# 🚀 Gradient Boosting

Gradient Boosting is an **ensemble method** (like bagging and boosting) where models (usually **decision trees**) are trained **sequentially**. Each new model tries to correct the errors of the previous ones.

But instead of just re-weighting misclassified points (like AdaBoost), Gradient Boosting uses the idea of **Gradient Descent** on a loss function.

---

## 🔹 1. Intuition: "Boosting as Gradient Descent"

* Think of your **loss function** $J(y, \hat{y})$, e.g.:

  * MSE for regression:

    $$
    J = \frac{1}{2m} \sum (y_i - \hat{y}_i)^2
    $$
  * Log Loss for classification.

* Gradient Descent updates parameters by moving **opposite to the gradient** of the loss.
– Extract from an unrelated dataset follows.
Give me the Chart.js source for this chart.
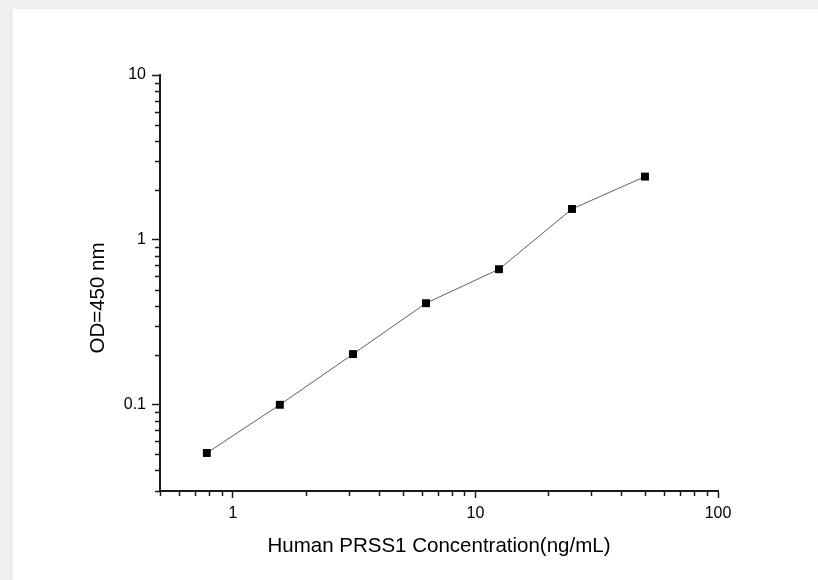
<!DOCTYPE html>
<html>
<head>
<meta charset="utf-8">
<script src="https://cdn.jsdelivr.net/npm/chart.js@4.4.1/dist/chart.umd.min.js"></script>
<style>
  html, body { margin: 0; padding: 0; background: #efefef; }
  #panel { position: absolute; left: 13px; top: 9px; width: 805px; height: 571px; background: #fff; }
  canvas { display: block; }
</style>
</head>
<body>
<div id="panel"><canvas id="curve" width="805" height="571"></canvas></div>
<script>
// standard curve points
const concentrations = [0.78, 1.56, 3.125, 6.25, 12.5, 25, 50];
const odValues = [0.051, 0.100, 0.203, 0.413, 0.664, 1.54, 2.42];

// tick marks (labels only on the decades)
const xTicks = [0.5, 0.6, 0.7, 0.8, 0.9, 1, 2, 3, 4, 5, 6, 7, 8, 9, 10, 20, 30, 40, 50, 60, 70, 80, 90, 100];
const xMajor = [1, 10, 100];
const yTicks = [0.03, 0.04, 0.05, 0.06, 0.07, 0.08, 0.09, 0.1, 0.2, 0.3, 0.4, 0.5, 0.6, 0.7, 0.8, 0.9, 1, 2, 3, 4, 5, 6, 7, 8, 9, 10];
const yMajor = [0.1, 1, 10];

const xTitle = "Human PRSS1 Concentration(ng/mL)";
const yTitle = "OD=450 nm";

const axisColor = "#1a1a1a";
Chart.defaults.font.family = '"Liberation Sans", Arial, sans-serif';
Chart.defaults.color = "#000";

// short minor ticks + the y title (sits a bit below the axis centre in the original)
const extras = {
  id: "extras",
  afterDraw(chart) {
    const ctx = chart.ctx;
    const xs = chart.scales.x, ys = chart.scales.y;
    ctx.save();
    ctx.strokeStyle = axisColor;
    ctx.lineWidth = 1.5;
    ctx.beginPath();
    xTicks.filter(v => !xMajor.includes(v)).forEach(v => {
      const px = Math.round(xs.getPixelForValue(v)) + 0.5;
      ctx.moveTo(px, xs.top);
      ctx.lineTo(px, xs.top + 5);
    });
    yTicks.filter(v => !yMajor.includes(v)).forEach(v => {
      const py = Math.round(ys.getPixelForValue(v)) + 0.5;
      ctx.moveTo(ys.right, py);
      ctx.lineTo(ys.right - 5, py);
    });
    ctx.stroke();

    ctx.translate(85.5, 289);
    ctx.rotate(-Math.PI / 2);
    ctx.font = '20.5px "Liberation Sans", Arial, sans-serif';
    ctx.fillStyle = "#000";
    ctx.textAlign = "center";
    ctx.textBaseline = "middle";
    ctx.fillText(yTitle, 0, 0);
    ctx.restore();
  }
};

new Chart(document.getElementById("curve"), {
  type: "line",
  data: {
    datasets: [{
      data: concentrations.map((c, i) => ({ x: c, y: odValues[i] })),
      borderColor: "#5f5f5f",
      borderWidth: 1,
      pointStyle: "rect",
      pointRadius: 5.6,
      pointBackgroundColor: "#000",
      pointBorderWidth: 0,
      tension: 0
    }]
  },
  options: {
    responsive: false,
    animation: false,
    devicePixelRatio: 1,
    layout: { padding: { left: 0, top: 66, right: 100, bottom: 0 } },
    plugins: { legend: { display: false }, tooltip: { enabled: false } },
    scales: {
      x: {
        type: "logarithmic",
        min: 0.5,
        max: 100,
        afterBuildTicks: s => { s.ticks = xTicks.map(v => ({ value: v })); },
        afterFit: s => { s.height = 89; },
        border: { display: true, color: axisColor, width: 2 },
        grid: {
          drawOnChartArea: false,
          drawTicks: true,
          tickLength: 7,
          tickWidth: 1.5,
          tickColor: c => (c.tick && xMajor.includes(c.tick.value)) ? axisColor : "rgba(0,0,0,0)"
        },
        ticks: {
          autoSkip: false,
          maxRotation: 0,
          padding: 6,
          font: { size: 16 },
          callback: v => xMajor.includes(v) ? String(v) : ""
        },
        title: {
          display: true,
          text: xTitle,
          font: { size: 20.5 },
          padding: { top: 0, bottom: 21 }
        }
      },
      y: {
        type: "logarithmic",
        min: 0.03,
        max: 10,
        afterBuildTicks: s => { s.ticks = yTicks.map(v => ({ value: v })); },
        afterFit: s => { s.width = 147; },
        border: { display: true, color: axisColor, width: 2 },
        grid: {
          drawOnChartArea: false,
          drawTicks: true,
          tickLength: 8,
          tickWidth: 1.5,
          tickColor: c => (c.tick && yMajor.includes(c.tick.value)) ? axisColor : "rgba(0,0,0,0)"
        },
        ticks: {
          autoSkip: false,
          padding: 6,
          font: { size: 16 },
          callback: v => yMajor.includes(v) ? String(v) : ""
        }
      }
    }
  },
  plugins: [extras]
});
</script>
</body>
</html>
* In Gradient Boosting, instead of directly updating parameters, we **fit a new weak learner (tree)** to predict the **negative gradient** of the loss (the "residuals").

👉 So Gradient Boosting = **Fitting trees to the gradient of errors** step by step.

---

## 🔹 2. The Workflow

1. **Initialize**
   Start with a simple model, e.g. predict the mean of $y$:

   $$
   F_0(x) = \arg\min_c \sum L(y_i, c)
   $$

2. **Compute Pseudo-Residuals**
   For iteration $m$, compute the negative gradient of the loss wrt predictions:

   $$
   r_{im} = - \left[ \frac{\partial L(y_i, F(x_i))}{\partial F(x_i)} \right]_{F(x)=F_{m-1}(x)}
   $$

   These $r_{im}$ are the "errors" we want to fix.

3. **Fit Weak Learner**
   Train a weak model $h_m(x)$ (usually a shallow decision tree) to predict these residuals.

4. **Update Model**
   Update the ensemble prediction:

   $$
   F_m(x) = F_{m-1}(x) + \nu \cdot h_m(x)
   $$

   where $\nu$ is the **learning rate** (step size, like in gradient descent).

5. **Repeat**
   Continue until convergence (or max trees).

---

## 🔹 3. Math Example (Regression with MSE)

* Loss:

  $$
  L(y, \hat{y}) = \frac{1}{2}(y - \hat{y})^2
  $$

* Gradient wrt prediction:

  $$
  \frac{\partial L}{\partial \hat{y}} = \hat{y} - y
  $$

* Negative gradient (pseudo-residual):

  $$
  r = y - \hat{y}
  $$

👉 So each new tree is simply trained to predict the **residuals**.

---

## 🔹 4. Connection to Gradient Descent

* In **classical gradient descent**, we directly adjust weights:

  $$
  \theta := \theta - \alpha \nabla_\theta J(\theta)
  $$
* In **gradient boosting**, we adjust the **function (the model)** itself by adding trees:

  $$
  F_m(x) = F_{m-1}(x) - \alpha \nabla J(F_{m-1}(x))
  $$

  (but instead of moving directly, we fit a new weak learner to approximate that gradient).

So:
👉 **Gradient Boosting = Gradient Descent in Function Space.**

---

## 🔹 5. Key Hyperparameters in Gradient Boosting

* **Number of Trees**: more trees → better fit (but risk of overfitting).
* **Learning Rate (ν)**: smaller = slower but more accurate.
* **Tree Depth**: controls complexity of weak learners.
* **Subsampling**: random sampling of data at each iteration (used in Stochastic Gradient Boosting).

---

## 🔹 6. Famous Implementations

* **GBM (Gradient Boosting Machine)**
* **XGBoost** (extreme GBM, optimized for speed/regularization)
* **LightGBM** (uses leaf-wise growth, very fast on large data)
* **CatBoost** (handles categorical features efficiently).

---

✅ **Summary**

* Gradient Boosting combines **boosting** + **gradient descent**.
* Instead of updating weights directly, it adds weak learners trained on **gradients (residuals)** of the loss.
* Think of it as “building a model by taking gradient descent steps in model space.”